Through good fortune I was given the privilege of platoon command after MOS school and I promised myself not to be an arrogant or self-serving cliché of a leader. I listened to my platoon sergeant. I got to know my squad leaders. I remembered the interests of my lance corporals and made it a point to not make every interaction with them a teachable moment on ethics, but to just be human and connect with them. The platoon largely ran itself, I believed I was applying what I had learned.

My interactions with my company staff was not as fruitful. In an attempt to ensure I didn’t come across as an egotistical fool I tried to show how “humble” I was, which many times amounted to a self-deprecating sense of humor and an inability to come up with creative solutions to problems. 

“What do I know? I’m just a Lieutenant.” became the company LPA’s motto. 

I convinced myself there was nothing useful I could provide to my higher ups until I’d been in long enough to have relevant experience. I read doctrine and talked with senior leaders, I devoted myself to developing my platoon, but I provided nothing original to the fight. My feet were never held to the fire and I missed an opportunity to grow. 

My next unit was an excellent second chance to do better… and I blew it. 

I was acutely aware of the fact I was the most junior officer in any room, and interpreted that to always mean I brought nothing valuable to the table. I told myself if I had thought it, surely those with more on their collars had already considered it. 

A more helpful perspective was brought to my attention by a mentor, and I did not give it the credit it deserved: by being so junior I would be least indoctrinated in the pervasive groupthink, I would be a set of fresh eyes able to remind people that there is another reality outside of their power points and green/ red trackers. 

I saw many issues; sections were understaffed, improperly managed, and leadership’s priorities were all out of whack. I silently sat through many a meeting without speaking up because “I’m just a Lieutenant”. 

I continued to fall back on sarcastic comments and commiserated with my enlisted. We suggested solutions to many of the battalion’s problems in my office over Reigns and Monsters. Those that made their way to company staff were almost always shot down by those with “more experience” who could not part from the wet monkey theory that is killing the Corps. Common sense and fresh eyes are often more useful than dogma and protocol when facing a recurring problem. 

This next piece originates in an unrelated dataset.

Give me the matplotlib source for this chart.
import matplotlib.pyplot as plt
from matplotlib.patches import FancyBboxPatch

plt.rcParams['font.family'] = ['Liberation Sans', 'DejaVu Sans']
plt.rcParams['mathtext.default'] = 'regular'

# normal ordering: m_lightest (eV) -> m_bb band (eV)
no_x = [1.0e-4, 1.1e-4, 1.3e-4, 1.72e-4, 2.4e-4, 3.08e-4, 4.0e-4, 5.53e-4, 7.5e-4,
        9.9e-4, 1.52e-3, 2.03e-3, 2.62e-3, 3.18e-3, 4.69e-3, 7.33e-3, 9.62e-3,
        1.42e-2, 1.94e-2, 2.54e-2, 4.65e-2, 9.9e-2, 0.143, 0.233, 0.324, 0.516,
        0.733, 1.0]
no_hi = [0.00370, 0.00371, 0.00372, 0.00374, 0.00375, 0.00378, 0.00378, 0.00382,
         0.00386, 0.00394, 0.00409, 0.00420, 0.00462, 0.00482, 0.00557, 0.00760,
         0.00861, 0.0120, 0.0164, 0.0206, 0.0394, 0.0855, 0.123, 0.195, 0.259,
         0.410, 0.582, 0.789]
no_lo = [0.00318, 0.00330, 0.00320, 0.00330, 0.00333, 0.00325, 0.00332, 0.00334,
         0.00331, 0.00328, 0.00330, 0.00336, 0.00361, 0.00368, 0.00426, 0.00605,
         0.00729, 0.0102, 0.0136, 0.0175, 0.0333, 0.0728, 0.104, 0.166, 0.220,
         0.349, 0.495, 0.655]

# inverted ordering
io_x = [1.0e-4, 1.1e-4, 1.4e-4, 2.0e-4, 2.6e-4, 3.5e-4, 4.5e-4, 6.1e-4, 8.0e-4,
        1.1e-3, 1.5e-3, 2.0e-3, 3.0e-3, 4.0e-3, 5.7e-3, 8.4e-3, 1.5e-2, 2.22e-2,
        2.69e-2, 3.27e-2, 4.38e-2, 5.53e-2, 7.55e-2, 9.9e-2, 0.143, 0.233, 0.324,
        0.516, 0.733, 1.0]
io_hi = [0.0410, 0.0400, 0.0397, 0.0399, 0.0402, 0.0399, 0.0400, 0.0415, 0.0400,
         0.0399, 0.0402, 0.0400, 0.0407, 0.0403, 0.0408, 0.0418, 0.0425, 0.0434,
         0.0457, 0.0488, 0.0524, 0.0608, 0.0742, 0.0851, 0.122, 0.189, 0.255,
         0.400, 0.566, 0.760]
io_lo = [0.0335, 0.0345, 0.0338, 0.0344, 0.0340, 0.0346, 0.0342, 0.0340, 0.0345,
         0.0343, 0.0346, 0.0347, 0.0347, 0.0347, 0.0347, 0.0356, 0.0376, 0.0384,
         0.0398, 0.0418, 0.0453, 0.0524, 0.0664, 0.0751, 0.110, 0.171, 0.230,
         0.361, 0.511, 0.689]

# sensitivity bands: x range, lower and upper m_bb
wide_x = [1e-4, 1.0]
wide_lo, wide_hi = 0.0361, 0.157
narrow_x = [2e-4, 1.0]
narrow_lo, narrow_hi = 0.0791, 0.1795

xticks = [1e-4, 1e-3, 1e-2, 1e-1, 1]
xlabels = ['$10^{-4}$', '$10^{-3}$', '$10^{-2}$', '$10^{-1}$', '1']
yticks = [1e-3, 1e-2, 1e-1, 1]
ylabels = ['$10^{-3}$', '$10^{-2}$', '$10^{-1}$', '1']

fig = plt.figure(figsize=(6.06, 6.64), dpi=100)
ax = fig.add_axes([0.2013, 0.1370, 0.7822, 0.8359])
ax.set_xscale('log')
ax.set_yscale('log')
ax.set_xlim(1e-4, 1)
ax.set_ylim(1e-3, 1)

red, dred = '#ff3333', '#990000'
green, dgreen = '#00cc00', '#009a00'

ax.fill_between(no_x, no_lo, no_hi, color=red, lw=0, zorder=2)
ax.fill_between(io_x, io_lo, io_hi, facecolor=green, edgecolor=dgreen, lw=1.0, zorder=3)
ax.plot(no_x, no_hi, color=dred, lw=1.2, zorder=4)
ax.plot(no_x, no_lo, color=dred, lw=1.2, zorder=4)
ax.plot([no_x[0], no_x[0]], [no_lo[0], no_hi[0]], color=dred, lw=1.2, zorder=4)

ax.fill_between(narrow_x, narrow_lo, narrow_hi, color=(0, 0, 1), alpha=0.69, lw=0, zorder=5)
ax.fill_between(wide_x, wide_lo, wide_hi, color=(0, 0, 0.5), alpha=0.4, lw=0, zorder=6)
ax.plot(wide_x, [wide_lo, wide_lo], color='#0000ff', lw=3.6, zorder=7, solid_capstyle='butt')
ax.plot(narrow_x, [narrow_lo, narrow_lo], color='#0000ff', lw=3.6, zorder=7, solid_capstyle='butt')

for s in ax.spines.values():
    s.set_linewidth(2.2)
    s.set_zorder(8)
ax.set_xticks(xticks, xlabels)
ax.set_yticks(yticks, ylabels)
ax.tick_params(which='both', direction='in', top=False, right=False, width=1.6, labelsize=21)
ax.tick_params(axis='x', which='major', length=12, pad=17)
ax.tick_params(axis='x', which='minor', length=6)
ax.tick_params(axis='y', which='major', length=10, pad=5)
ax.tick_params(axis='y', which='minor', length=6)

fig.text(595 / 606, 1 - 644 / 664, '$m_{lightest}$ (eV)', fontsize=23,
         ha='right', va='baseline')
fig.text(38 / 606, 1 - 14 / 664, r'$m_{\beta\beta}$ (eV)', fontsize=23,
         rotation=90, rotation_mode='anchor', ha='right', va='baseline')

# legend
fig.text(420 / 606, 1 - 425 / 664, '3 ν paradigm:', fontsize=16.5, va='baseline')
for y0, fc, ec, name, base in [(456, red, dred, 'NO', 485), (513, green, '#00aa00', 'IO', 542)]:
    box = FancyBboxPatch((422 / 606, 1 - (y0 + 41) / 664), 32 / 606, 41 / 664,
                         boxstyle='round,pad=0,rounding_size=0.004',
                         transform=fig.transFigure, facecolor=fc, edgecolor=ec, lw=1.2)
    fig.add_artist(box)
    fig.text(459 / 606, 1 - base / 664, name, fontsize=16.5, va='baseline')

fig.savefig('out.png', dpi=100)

I fought half-hearted battles over personnel issues, training plans, and staffing with my company leadership, believing I would lose before the argument even began. They refused to see that the methods they were using were not delivering the results they wanted, and I failed to communicate that to them effectively. I had learned to be helpless. 

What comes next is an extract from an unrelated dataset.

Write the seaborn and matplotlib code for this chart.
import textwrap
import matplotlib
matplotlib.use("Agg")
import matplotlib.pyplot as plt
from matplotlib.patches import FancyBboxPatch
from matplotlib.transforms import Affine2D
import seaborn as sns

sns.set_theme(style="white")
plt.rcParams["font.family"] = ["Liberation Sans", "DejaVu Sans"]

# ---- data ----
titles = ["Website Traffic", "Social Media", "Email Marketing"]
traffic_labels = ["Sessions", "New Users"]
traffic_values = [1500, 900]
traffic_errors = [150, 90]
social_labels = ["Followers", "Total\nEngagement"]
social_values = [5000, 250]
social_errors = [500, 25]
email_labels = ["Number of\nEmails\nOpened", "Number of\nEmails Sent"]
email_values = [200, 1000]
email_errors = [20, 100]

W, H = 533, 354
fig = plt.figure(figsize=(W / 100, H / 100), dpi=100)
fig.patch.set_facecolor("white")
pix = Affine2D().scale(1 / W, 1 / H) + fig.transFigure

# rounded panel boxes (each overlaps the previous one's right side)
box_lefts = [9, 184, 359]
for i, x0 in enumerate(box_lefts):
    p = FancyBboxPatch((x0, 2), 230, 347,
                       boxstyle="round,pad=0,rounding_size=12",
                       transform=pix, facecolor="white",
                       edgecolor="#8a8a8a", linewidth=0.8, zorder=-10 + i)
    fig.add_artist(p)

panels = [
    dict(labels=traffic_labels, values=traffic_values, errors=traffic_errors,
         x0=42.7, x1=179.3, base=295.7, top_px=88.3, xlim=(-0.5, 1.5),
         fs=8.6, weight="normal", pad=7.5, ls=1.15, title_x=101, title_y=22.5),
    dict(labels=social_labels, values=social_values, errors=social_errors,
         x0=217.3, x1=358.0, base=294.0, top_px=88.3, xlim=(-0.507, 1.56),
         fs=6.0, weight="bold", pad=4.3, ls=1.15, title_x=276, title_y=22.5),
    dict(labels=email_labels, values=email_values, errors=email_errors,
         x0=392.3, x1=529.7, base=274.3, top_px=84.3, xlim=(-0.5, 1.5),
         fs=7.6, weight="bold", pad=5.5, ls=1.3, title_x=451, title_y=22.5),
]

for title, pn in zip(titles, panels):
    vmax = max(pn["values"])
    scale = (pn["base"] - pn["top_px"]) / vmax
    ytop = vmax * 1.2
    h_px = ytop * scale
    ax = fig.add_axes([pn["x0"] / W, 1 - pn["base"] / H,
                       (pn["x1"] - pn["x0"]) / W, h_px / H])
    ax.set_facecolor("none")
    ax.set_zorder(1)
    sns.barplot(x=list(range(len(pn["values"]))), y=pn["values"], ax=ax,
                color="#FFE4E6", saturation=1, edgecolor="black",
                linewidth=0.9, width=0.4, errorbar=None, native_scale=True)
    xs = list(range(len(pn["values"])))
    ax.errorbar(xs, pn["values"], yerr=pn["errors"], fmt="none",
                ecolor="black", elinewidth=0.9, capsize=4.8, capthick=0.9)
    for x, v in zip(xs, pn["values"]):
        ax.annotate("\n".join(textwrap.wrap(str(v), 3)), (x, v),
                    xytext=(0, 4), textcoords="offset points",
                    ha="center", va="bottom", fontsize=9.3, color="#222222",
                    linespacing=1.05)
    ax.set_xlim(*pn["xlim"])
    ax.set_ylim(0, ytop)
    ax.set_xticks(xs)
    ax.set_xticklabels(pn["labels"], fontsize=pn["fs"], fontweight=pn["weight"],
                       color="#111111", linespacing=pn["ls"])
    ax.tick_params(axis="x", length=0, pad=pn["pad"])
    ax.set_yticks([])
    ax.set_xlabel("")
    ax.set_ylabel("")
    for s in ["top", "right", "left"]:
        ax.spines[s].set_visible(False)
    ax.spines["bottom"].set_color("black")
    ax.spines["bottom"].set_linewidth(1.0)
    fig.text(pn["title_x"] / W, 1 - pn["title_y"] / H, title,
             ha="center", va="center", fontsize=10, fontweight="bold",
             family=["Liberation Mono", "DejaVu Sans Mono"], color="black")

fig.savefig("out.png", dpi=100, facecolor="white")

Listening to “the guy on the ground” does not end when they stop talking. It ends when the people who can enact the changes they need have heard them. It was my job to communicate those things, to make an honest effort to provide fresh solutions, and to behave with the same professional aggression in meetings as I did in the field. I’d confused humility and professionalism with a lazy submissiveness that pervades so many garrison environments. 

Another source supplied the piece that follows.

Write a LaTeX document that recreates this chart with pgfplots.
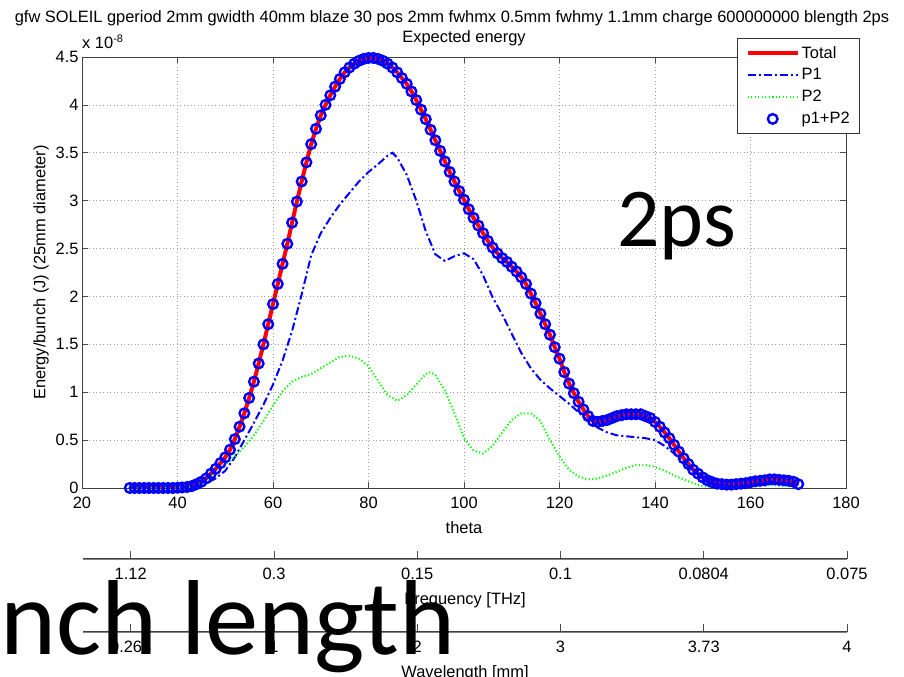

I began to understand this and change my behavior when I found myself in a new unit with a unique staff breakdown and field grade officers from other service branches asking for my input and then actually using it. Suddenly it didn’t seem pointless to speak to reality as I saw it. 

When I prepare for and participate in meetings, I now do so with focused attention toward what my five senses are telling me, and how that information relates to everyone else in the room. 

Common sense, effort, and effective communication know no rank or experience level. They are not tied to humility or arrogance; they are a common currency that all organizations deal in. 

The author is a Junior Officer in the USMC.